### Task to complete
Skipping all pictures, set down the lines of the listing from the first through the one with "plt.rcParams['font.family'] = ['Liberation".

### Listed entries
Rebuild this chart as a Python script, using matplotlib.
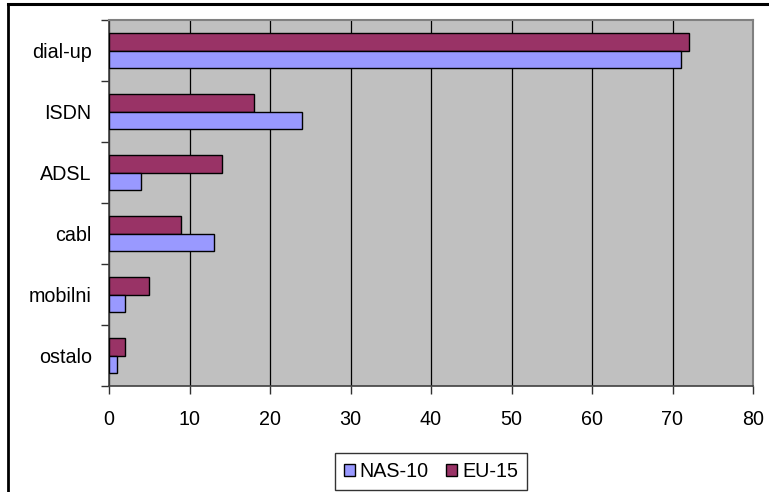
import matplotlib
matplotlib.use("Agg")
import matplotlib.pyplot as plt
from matplotlib.lines import Line2D
import numpy as np

plt.rcParams['font.family'] = ['Liberation Sans', 'DejaVu Sans']

categories = ["dial-up", "ISDN", "ADSL", "cabl", "mobilni", "ostalo"]
nas10 = [71, 24, 4, 13, 2, 1]
eu15 = [72, 18, 14, 9, 5, 2]
x_ticks = [0, 10, 20, 30, 40, 50, 60, 70, 80]

fig = plt.figure(figsize=(7.69, 4.92), dpi=100)
ax = fig.add_axes([109 / 769, 1 - 386 / 492, (753 - 109) / 769, (386 - 20) / 492])
ax.set_facecolor("#C0C0C0")

y = np.arange(len(categories))
h = 0.29
ax.barh(y - h / 2, eu15, height=h, color="#993366", edgecolor="black",
        linewidth=1.0, label="EU-15", zorder=3)
ax.barh(y + h / 2, nas10, height=h, color="#9999FF", edgecolor="black",
        linewidth=1.0, label="NAS-10", zorder=3)

ax.set_xlim(0, 80)
ax.set_ylim(len(categories) - 0.5, -0.5)
ax.set_xticks(x_ticks)
ax.set_xticklabels([str(v) for v in x_ticks])
ax.xaxis.grid(True, color="black", linewidth=0.9, zorder=1)
ax.set_axisbelow(True)

# category labels centred, tick marks on category boundaries
ax.set_yticks(y)
ax.set_yticklabels(categories)
ax.set_yticks(np.arange(-0.5, len(categories) + 0.5, 1.0), minor=True)
ax.tick_params(axis="y", which="major", length=0, pad=12.5, labelsize=14.2)
ax.tick_params(axis="y", which="minor", length=6, width=1.0, color="#303030")
ax.tick_params(axis="x", length=6, width=1.0, color="#303030", pad=11, labelsize=14.2)

for side in ["top", "right"]:
    ax.spines[side].set_color("#808080")
    ax.spines[side].set_linewidth(1.5)
for side in ["left", "bottom"]:
    ax.spines[side].set_color("#404040")
    ax.spines[side].set_linewidth(1.2)

handles, labels = ax.get_legend_handles_labels()
leg = fig.legend(handles[::-1], labels[::-1], loc="center",
                 bbox_to_anchor=(431 / 769, 1 - 471.5 / 492), ncol=2,
                 fontsize=14.2, frameon=True, fancybox=False, edgecolor="black",
                 handlelength=0.55, handleheight=0.55, handletextpad=0.25,
                 columnspacing=0.9, borderpad=0.45, borderaxespad=0)
leg.get_frame().set_linewidth(1.0)

# outer chart border
fig.add_artist(Line2D([8 / 769, 1.0], [1 - 4 / 492, 1 - 4 / 492],
                      transform=fig.transFigure, color="black", linewidth=2.2))
fig.add_artist(Line2D([8 / 769, 8 / 769], [0.0, 1 - 4 / 492],
                      transform=fig.transFigure, color="black", linewidth=2.0))

fig.savefig("out.png", dpi=100)
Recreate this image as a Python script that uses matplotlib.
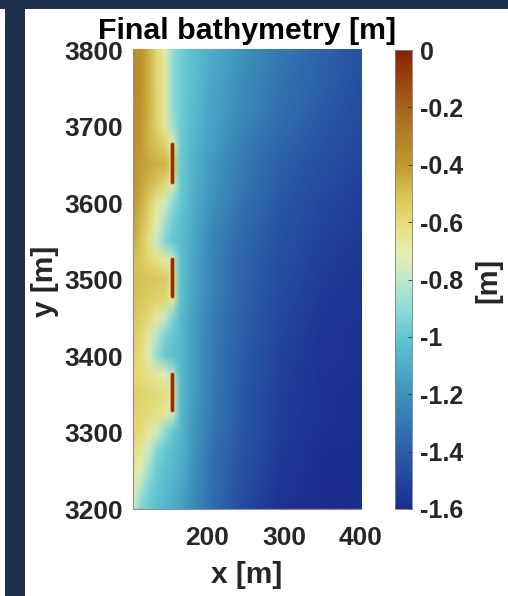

### Result
Rebuild this chart as a Python script, using matplotlib.
import matplotlib
matplotlib.use("Agg")
import matplotlib.pyplot as plt
from matplotlib.lines import Line2D
import numpy as np

plt.rcParams['font.family'] = ['Liberation Sans', 'DejaVu Sans']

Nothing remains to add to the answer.